Warwick Davis is off to see the Wizard! For one night only, join BBC Radio 2’s Friday Night Is Music Night and the BBC Concert Orchestra for a trip along the Yellow Brick Road to celebrate the beloved musical film The Wizard of Oz in its 80th anniversary year. Alongside the classic songs from the film such as Somewhere Over the Rainbow and Follow the Yellow Brick Road, the concert also features music from Wicked as well as the Michael Jackson and Diana Ross movie The Wiz – both inspired by Frank L. Baum’s original Oz stories. The incredible cast includes the Olivier Award-winning Rebecca Trehearn as Dorothy, singer-songwriter Joe Stilgoe as the Scarecrow, West End leads Hadley Fraser as the Tin Man and Trevor Dion Nicholas as the Cowardly Lion, and Sharon D. Clarke, fresh from her triumph in Caroline Or Change.
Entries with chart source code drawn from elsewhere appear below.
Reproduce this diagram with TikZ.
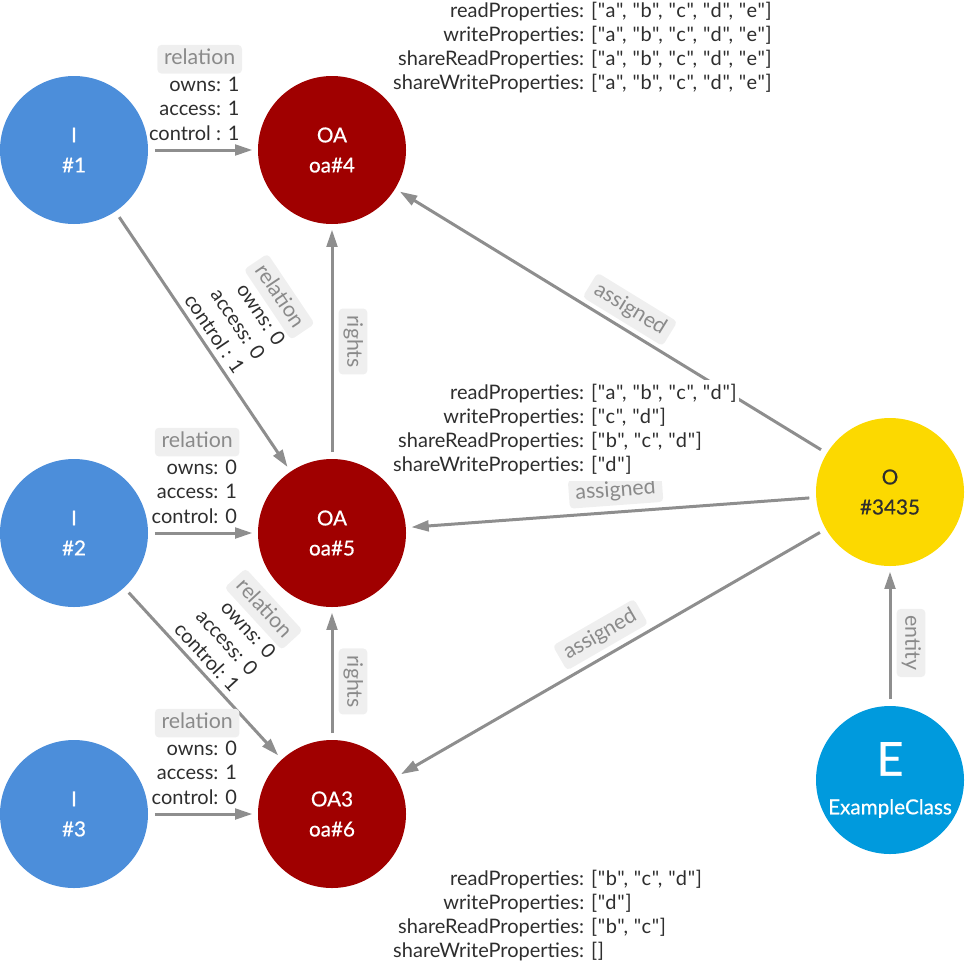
\documentclass[tikz,border=0pt]{standalone}
\usepackage{fontspec}
\usepackage{array}
\setmainfont{Lato}[Ligatures=TeXOff]
\usetikzlibrary{arrows.meta}
\definecolor{iblue}{HTML}{4C8EDA}
\definecolor{oared}{HTML}{A00000}
\definecolor{oyel}{HTML}{FCD900}
\definecolor{eblue}{HTML}{009ADD}
\definecolor{egray}{HTML}{8E8E8E}
\definecolor{rfill}{HTML}{EFEFEF}
\definecolor{rtext}{HTML}{8A8A8A}
\definecolor{ltext}{HTML}{2E2E2E}
\newcolumntype{V}{>{\addfontfeature{LetterSpace=3.5}}l}
\begin{document}
\begin{tikzpicture}[x=0.75pt,y=-0.75pt,
 circ/.style={circle,inner sep=0pt,minimum size=111pt,align=center,font=\fontsize{15.5}{22.5}\selectfont\addfontfeature{FakeBold=0.6}},
 inode/.style={circ,fill=iblue,text=white},
 oanode/.style={circ,fill=oared,text=white},
 arr/.style={draw=egray,line width=2.25pt,-{Triangle[length=13pt,width=8pt]},shorten <=5pt,shorten >=4pt},
 lbl/.style={text=ltext,align=right,inner sep=1pt,font=\fontsize{15}{18.5}\selectfont},
 rbox/.style={fill=rfill,text=rtext,rounded corners=3pt,inner xsep=5pt,inner ysep=3.5pt,text height=11.5pt,text depth=3pt,font=\fontsize{16}{18}\selectfont},
 prop/.style={anchor=base west,inner sep=2pt,fill=white,text=ltext,font=\fontsize{15}{18}\selectfont}]

\path[use as bounding box] (0,0) rectangle (966,964);

\node[inode] (i1) at (74,150) {I\\\#1};
\node[inode] (i2) at (74,533) {I\\\#2};
\node[inode] (i3) at (74,814) {I\\\#3};
\node[oanode] (oa4) at (332,150) {OA\\oa\#4};
\node[oanode] (oa5) at (332,533) {OA\\oa\#5};
\node[oanode] (oa6) at (332,814) {OA3\\oa\#6};
\node[circ,fill=oyel,text=ltext] (o) at (890,492) {O\\\#3435};
\node[circ,fill=eblue,text=white,font=\fontsize{15.5}{29}\selectfont\addfontfeature{FakeBold=0.6}] (e) at (890,780) {{\fontsize{35}{35}\selectfont E}\\ExampleClass};

\draw[arr] (i1) -- node[lbl,above=5pt,pos=.42] (l1) {owns: 1\\access: 1\\control : 1} (oa4);
\node[rbox,anchor=south east] (r1) at (l1.north east) {relation};

\draw[arr] (i1) -- node[lbl,sloped,above=3pt,pos=.5] (l2) {owns: 0\\access: 0\\control : 1} (oa5);
\node[rbox,rotate=-56.1,anchor=south east] (r2) at (l2.north east) {relation};

\draw[arr] (i2) -- node[lbl,above=5pt,pos=.42] (l3) {owns: 0\\access: 1\\control: 0} (oa5);
\node[rbox,anchor=south east] (r3) at (l3.north east) {relation};

\draw[arr] (i2) -- node[lbl,sloped,above=3pt,pos=.46] (l4) {owns: 0\\access: 0\\control: 1} (oa6);
\node[rbox,rotate=-47.4,anchor=south east] (r4) at (l4.north east) {relation};

\draw[arr] (i3) -- node[lbl,above=5pt,pos=.42] (l5) {owns: 0\\access: 1\\control: 0} (oa6);
\node[rbox,anchor=south east] (r5) at (l5.north east) {relation};

\draw[arr] (oa5) -- node[rbox,pos=.5,rotate=-90,anchor=south,outer sep=5pt] (g1) {rights} (oa4);
\draw[arr] (oa6) -- node[rbox,pos=.44,rotate=-90,anchor=south,outer sep=5pt] (g2) {rights} (oa5);
\draw[arr] (o) -- node[rbox,sloped,above=3pt,pos=.48] (a1) {assigned} (oa4);
\draw[arr] (o) -- node[rbox,sloped,above=4pt,pos=.485] (a2) {assigned} (oa5);
\draw[arr] (o) -- node[rbox,sloped,above=4pt,pos=.5] (a3) {assigned} (oa6);
\draw[arr] (e) -- node[rbox,pos=.45,rotate=-90,anchor=south,outer sep=5pt] (en) {entity} (o);

\node[prop] (p4) at (390.3,17) {\begin{tabular}[t]{@{}r@{: }V@{}}
readProperties & ["a", "b", "c", "d", "e"]\\
writeProperties & ["a", "b", "c", "d", "e"]\\
shareReadProperties & ["a", "b", "c", "d", "e"]\\
shareWriteProperties & ["a", "b", "c", "d", "e"]
\end{tabular}};
\node[prop] (p5) at (390.3,399) {\begin{tabular}[t]{@{}r@{: }V@{}}
readProperties & ["a", "b", "c", "d"]\\
writeProperties & ["c", "d"]\\
shareReadProperties & ["b", "c", "d"]\\
shareWriteProperties & ["d"]
\end{tabular}};
\node[prop] (p6) at (390.3,885) {\begin{tabular}[t]{@{}r@{: }V@{}}
readProperties & ["b", "c", "d"]\\
writeProperties & ["d"]\\
shareReadProperties & ["b", "c"]\\
shareWriteProperties & []
\end{tabular}};
\end{tikzpicture}
\end{document}
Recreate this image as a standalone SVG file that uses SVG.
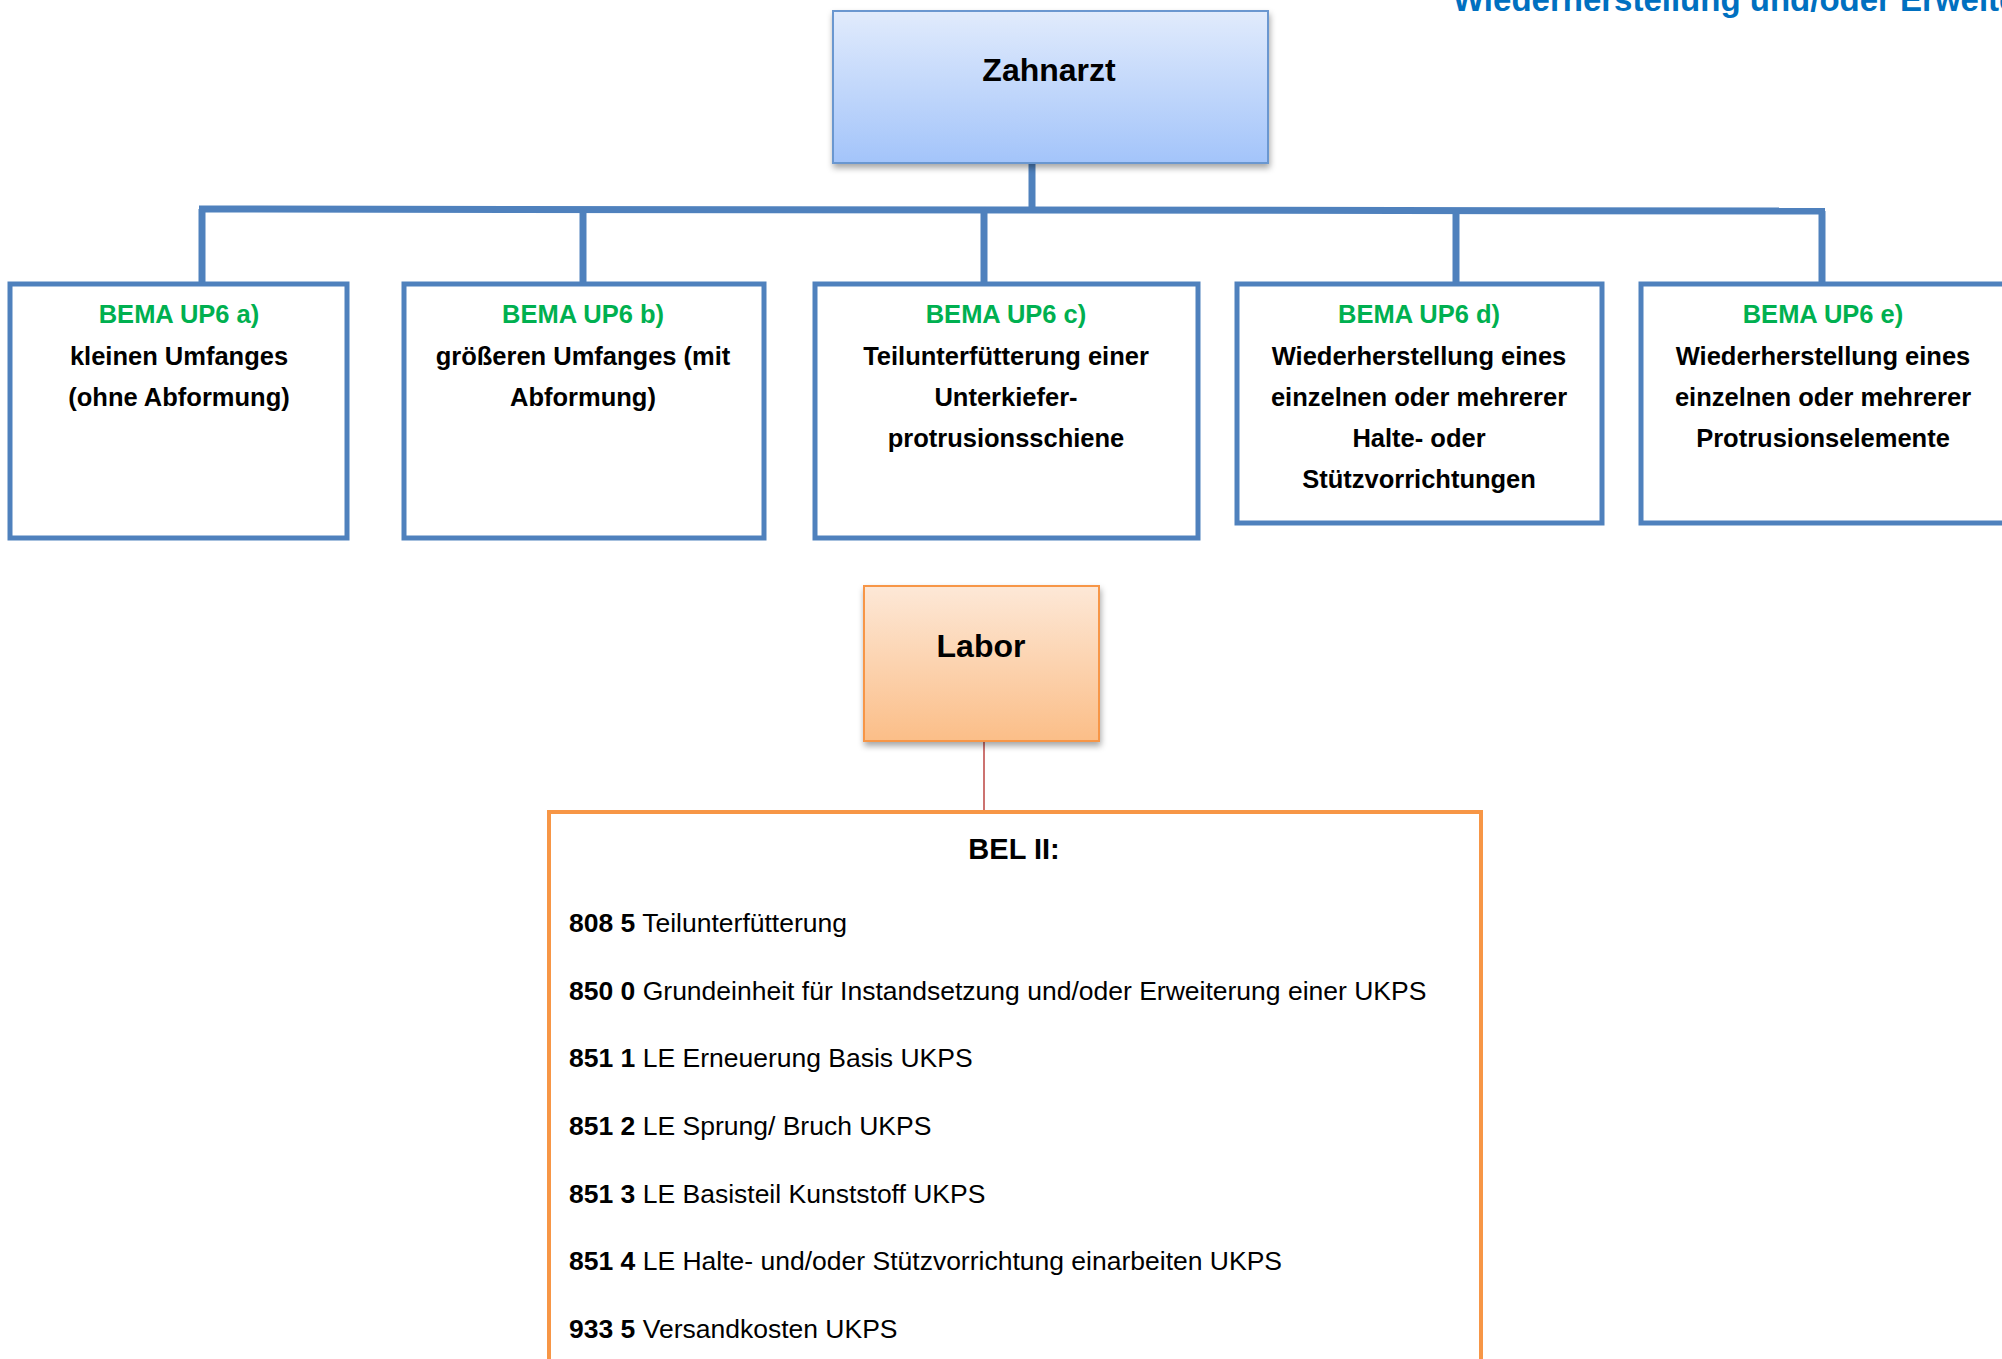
<svg xmlns="http://www.w3.org/2000/svg" width="2002" height="1359" viewBox="0 0 2002 1359">
<defs>
<linearGradient id="gBlue" x1="0" y1="0" x2="0" y2="1">
<stop offset="0" stop-color="#E1EBFC"/>
<stop offset="1" stop-color="#A3C4FA"/>
</linearGradient>
<linearGradient id="gOrange" x1="0" y1="0" x2="0" y2="1">
<stop offset="0" stop-color="#FDE8D7"/>
<stop offset="1" stop-color="#FBBE88"/>
</linearGradient>
<filter id="shadow" x="-10%" y="-10%" width="125%" height="130%">
<feDropShadow dx="1" dy="4" stdDeviation="3" flood-color="#000" flood-opacity="0.35"/>
</filter>
</defs>
<style>
text{font-family:"Liberation Sans",Arial,sans-serif;}
.title{font-weight:bold;font-size:32px;fill:#000;text-anchor:middle;}
.box{fill:#fff;stroke:#4F81BD;stroke-width:5;}
.green{fill:#00B050;font-weight:bold;font-size:25.5px;text-anchor:middle;}
.bt{fill:#000;font-weight:bold;font-size:25.5px;text-anchor:middle;}
.item{fill:#000;font-size:26.5px;}
.item tspan.b{font-weight:bold;}
.conn{stroke:#4F81BD;stroke-width:7;fill:none;}
</style>
<rect width="2002" height="1359" fill="#fff"/>

<text x="1453" y="11" fill="#0070C0" font-weight="bold" font-size="33">Wiederherstellung und/oder Erweiterung</text>

<g id="connectors">
<path class="conn" d="M1032,163 V209"/>
<path class="conn" d="M199,209 L1825,211"/>
<path class="conn" d="M202,209 V284"/>
<path class="conn" d="M583,209 V284"/>
<path class="conn" d="M984,210 V284"/>
<path class="conn" d="M1456,210 V284"/>
<path class="conn" d="M1822,211 V284"/>
<path d="M984,741 V811" stroke="#C0504D" stroke-width="1.6" fill="none"/>
</g>

<g id="zahnarzt">
<rect x="833" y="11" width="435" height="152" fill="url(#gBlue)" stroke="#6B97D0" stroke-width="2" filter="url(#shadow)"/>
<text class="title" x="1049" y="81">Zahnarzt</text>
</g>

<g id="up6a">
<rect class="box" x="10" y="284" width="337" height="254"/>
<text class="green" x="179" y="323">BEMA UP6 a)</text>
<text class="bt" x="179" y="365">kleinen Umfanges</text>
<text class="bt" x="179" y="406">(ohne Abformung)</text>
</g>

<g id="up6b">
<rect class="box" x="404" y="284" width="360" height="254"/>
<text class="green" x="583" y="323">BEMA UP6 b)</text>
<text class="bt" x="583" y="365">größeren Umfanges (mit</text>
<text class="bt" x="583" y="406">Abformung)</text>
</g>

<g id="up6c">
<rect class="box" x="815" y="284" width="383" height="254"/>
<text class="green" x="1006" y="323">BEMA UP6 c)</text>
<text class="bt" x="1006" y="365">Teilunterfütterung einer</text>
<text class="bt" x="1006" y="406">Unterkiefer-</text>
<text class="bt" x="1006" y="447">protrusionsschiene</text>
</g>

<g id="up6d">
<rect class="box" x="1237" y="284" width="365" height="239"/>
<text class="green" x="1419" y="323">BEMA UP6 d)</text>
<text class="bt" x="1419" y="365">Wiederherstellung eines</text>
<text class="bt" x="1419" y="406">einzelnen oder mehrerer</text>
<text class="bt" x="1419" y="447">Halte- oder</text>
<text class="bt" x="1419" y="488">Stützvorrichtungen</text>
</g>

<g id="up6e">
<rect class="box" x="1641" y="284" width="370" height="239"/>
<text class="green" x="1823" y="323">BEMA UP6 e)</text>
<text class="bt" x="1823" y="365">Wiederherstellung eines</text>
<text class="bt" x="1823" y="406">einzelnen oder mehrerer</text>
<text class="bt" x="1823" y="447">Protrusionselemente</text>
</g>

<g id="labor">
<rect x="864" y="586" width="235" height="155" fill="url(#gOrange)" stroke="#F79646" stroke-width="2" filter="url(#shadow)"/>
<text class="title" x="981" y="657" font-size="31">Labor</text>
</g>

<g id="bel">
<rect x="549" y="812" width="932" height="600" fill="#fff" stroke="#F79646" stroke-width="4"/>
<text x="1014" y="859" font-weight="bold" font-size="29" text-anchor="middle">BEL II:</text>
<text class="item" x="569" y="932"><tspan class="b">808 5</tspan> Teilunterfütterung</text>
<text class="item" x="569" y="1000"><tspan class="b">850 0</tspan> Grundeinheit für Instandsetzung und/oder Erweiterung einer UKPS</text>
<text class="item" x="569" y="1067"><tspan class="b">851 1</tspan> LE Erneuerung Basis UKPS</text>
<text class="item" x="569" y="1135"><tspan class="b">851 2</tspan> LE Sprung/ Bruch UKPS</text>
<text class="item" x="569" y="1203"><tspan class="b">851 3</tspan> LE Basisteil Kunststoff UKPS</text>
<text class="item" x="569" y="1270"><tspan class="b">851 4</tspan> LE Halte- und/oder Stützvorrichtung einarbeiten UKPS</text>
<text class="item" x="569" y="1338"><tspan class="b">933 5</tspan> Versandkosten UKPS</text>
</g>
</svg>
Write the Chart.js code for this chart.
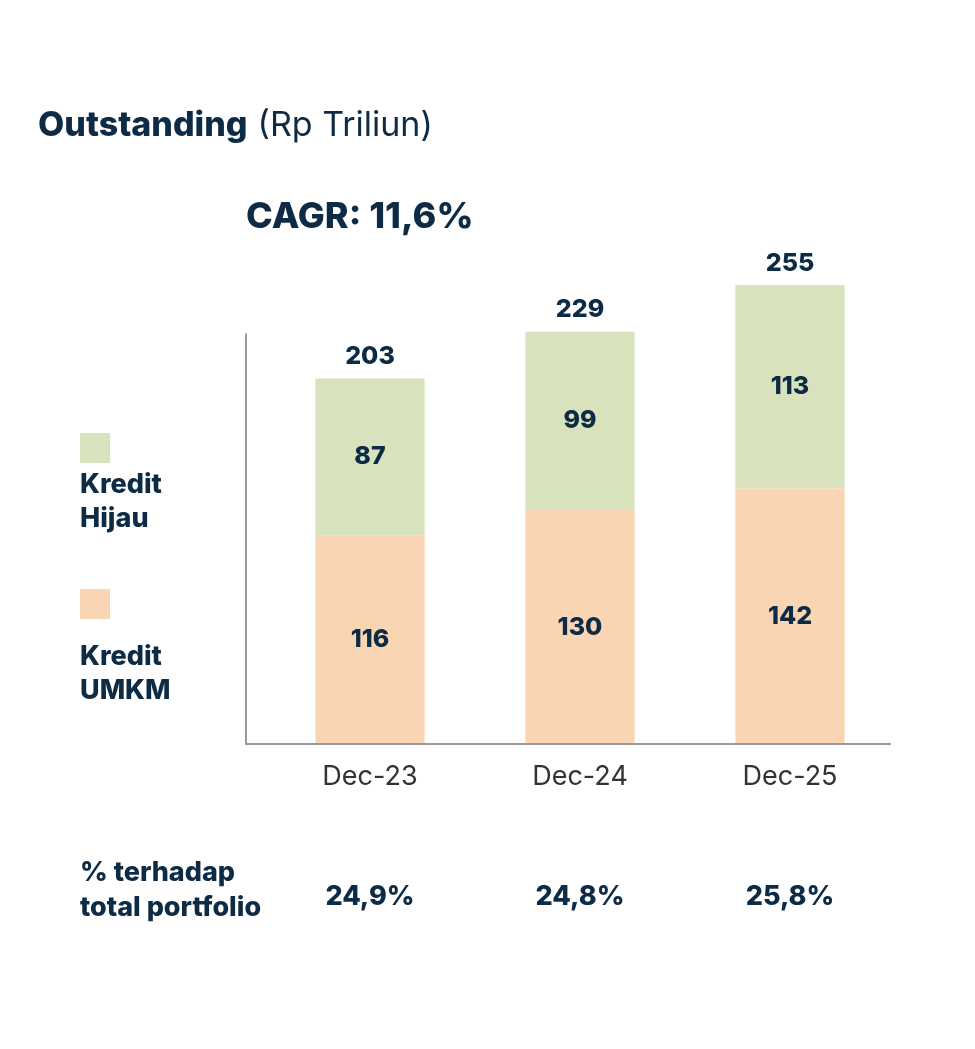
<!DOCTYPE html>
<html>
<head>
<meta charset="utf-8">
<script src="https://cdn.jsdelivr.net/npm/chart.js@4"></script>
<style>
  html, body { margin: 0; padding: 0; background: #fff; }
  #wrap { width: 975px; height: 1049px; position: relative; }
</style>
</head>
<body>
<div id="wrap"><canvas id="chart"></canvas></div>
<script>
// data
const categories = ['Dec-23', 'Dec-24', 'Dec-25'];
const kreditUmkm = [116, 130, 142];
const kreditHijau = [87, 99, 113];
const shareOfPortfolio = ['24,9%', '24,8%', '25,8%'];
const titleBold = 'Outstanding';
const titleRest = '(Rp Triliun)';
const cagrText = 'CAGR: 11,6%';
const shareLabel = ['% terhadap', 'total portfolio'];

const NAVY = '#0d2b45';
const AXIS = '#9a9a9a';
const FONT = 'Inter, "DejaVu Sans", sans-serif';

// teks judul, legenda, label bar dan baris persentase
const overlayPlugin = {
    id: 'overlay',
    afterDatasetsDraw(chart) {
        const ctx = chart.ctx;
        const area = chart.chartArea;
        const y = chart.scales.y;
        const axisLeft = area.left - 19;
        ctx.save();

        // garis sumbu (Y lebih pendek dari area chart)
        ctx.strokeStyle = AXIS;
        ctx.lineWidth = 2;
        ctx.beginPath();
        ctx.moveTo(axisLeft, y.getPixelForValue(228));
        ctx.lineTo(axisLeft, area.bottom);
        ctx.lineTo(area.right - 4, area.bottom);
        ctx.stroke();

        // judul
        ctx.fillStyle = NAVY;
        ctx.textBaseline = 'alphabetic';
        ctx.textAlign = 'left';
        ctx.font = `800 34px ${FONT}`;
        ctx.fillText(titleBold, 38, 136);
        const w = ctx.measureText(titleBold).width + 10;
        ctx.font = `400 34px ${FONT}`;
        ctx.fillText(titleRest, 38 + w, 136);

        ctx.font = `800 36px ${FONT}`;
        ctx.fillText(cagrText, axisLeft, 228);

        // label di dalam segmen dan total di atas bar
        ctx.textAlign = 'center';
        ctx.textBaseline = 'middle';
        ctx.font = `800 25px ${FONT}`;
        chart.data.datasets.forEach((ds, i) => {
            chart.getDatasetMeta(i).data.forEach((bar, j) => {
                const mid = (bar.y + bar.base) / 2;
                ctx.fillText(String(ds.data[j]), bar.x, mid);
            });
        });
        const topMeta = chart.getDatasetMeta(1);
        topMeta.data.forEach((bar, j) => {
            const total = kreditUmkm[j] + kreditHijau[j];
            ctx.fillText(String(total), bar.x, bar.y - 22);
        });

        // baris persentase terhadap total portfolio
        ctx.font = `800 27px ${FONT}`;
        topMeta.data.forEach((bar, j) => {
            ctx.fillText(shareOfPortfolio[j], bar.x, 897);
        });
        ctx.textAlign = 'left';
        ctx.fillText(shareLabel[0], 80, 873);
        ctx.fillText(shareLabel[1], 80, 908);

        // legenda manual (hijau di atas)
        ctx.font = `800 27px ${FONT}`;
        const legendTops = [433, 589];
        const textGap = [52, 68];
        [1, 0].forEach((dsIndex, k) => {
            const ds = chart.data.datasets[dsIndex];
            const top = legendTops[k];
            ctx.fillStyle = ds.backgroundColor;
            ctx.fillRect(80, top, 30, 30);
            ctx.fillStyle = NAVY;
            const words = ds.label.split(' ');
            words.forEach((word, n) => {
                ctx.fillText(word, 80, top + textGap[k] + n * 34);
            });
        });

        ctx.restore();
    }
};

const ctx = document.getElementById('chart').getContext('2d');
new Chart(ctx, {
    type: 'bar',
    data: {
        labels: categories,
        datasets: [
            {
                label: 'Kredit UMKM',
                data: kreditUmkm,
                backgroundColor: '#fad5b4',
                borderWidth: 0,
                barPercentage: 1,
                categoryPercentage: 0.52
            },
            {
                label: 'Kredit Hijau',
                data: kreditHijau,
                backgroundColor: '#d8e3bd',
                borderWidth: 0,
                barPercentage: 1,
                categoryPercentage: 0.52
            }
        ]
    },
    options: {
        responsive: true,
        maintainAspectRatio: false,
        animation: false,
        layout: {
            padding: { left: 265, right: 80, top: 276, bottom: 245 }
        },
        plugins: {
            legend: { display: false },
            tooltip: { enabled: false }
        },
        scales: {
            x: {
                stacked: true,
                grid: { display: false },
                border: { display: false },
                ticks: {
                    color: '#333333',
                    padding: 9,
                    font: { family: FONT, size: 27, weight: 400 }
                },
                afterFit(scale) { scale.height = 60; }
            },
            y: {
                stacked: true,
                display: false,
                min: 0,
                max: 260
            }
        }
    },
    plugins: [overlayPlugin]
});
</script>
</body>
</html>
Actor Warwick Davis, who has starred in Star Wars and Harry Potter, presents his first concert for BBC Radio 2’s Friday Night Is Music Night, while the sixty-piece BBC Concert Orchestra is conducted by Broadway maestro Larry Blank.


Oz in the News 3.2.19

Avalon’s Bird Park was once a busy tourist attraction and was immortalized in “The Wizard of Oz” Catalina Island has been home to many incredible things, from the buffalo planted there through the Hollywood film industry to a spring training ground for the Chicago Cubs during the Wrigley years. One of the lesser known attractions that at one time flourished was Avalon’s Bird Park, an aviary housing nearly 8,000 birds. According to a blog post on, Avalon’s Bird Park was even sourced for sounds of the 1939 classic film by MGM that also happened to be the first color picture: “The Wizard of Oz.” Judy Garland starred in the Technicolor movie, which for the time had very advanced special effects. The blog says: “The sound crew [for “The Wizard of Oz”] recorded more than 15,000 feet of birdcalls, chirps and singing. The recordings were considered to be the most  complete collection of bird noises at the time. The recorded birdcalls were played at different speeds and in different ways, and then incorporated into many of the film’s scenes, including the spooky sounds of the witch’s Haunted Forest.”

Oz in the News 3.1.19

Louis Vuitton is blasted for selling a shiny silver RAIN PONCHO for £5,500 The expensive rain cape is similar to those handed out for free for theme park log flumes and at rainy festivals. However it is emblazoned with the words ‘Follow the yellow brick road’ – a reference to the ‘Wizard of Oz’ theme of the collection. It also features the eponymous ‘LV’ signature on the back. A description of the poncho on the Louis Vuitton website reads: ‘Crafted from papery metallic calfskin, the Rain Poncho echoes the Wizard of Oz theme that characterises this season’s collection. ‘The iconic LV signatures are reimagined as embroidered glass bead patches, beautifully offset by a laser-cut patch at the chest. ‘Brushed metal snap fastenings on the cuffs add elegant finishing touches to this standout style.’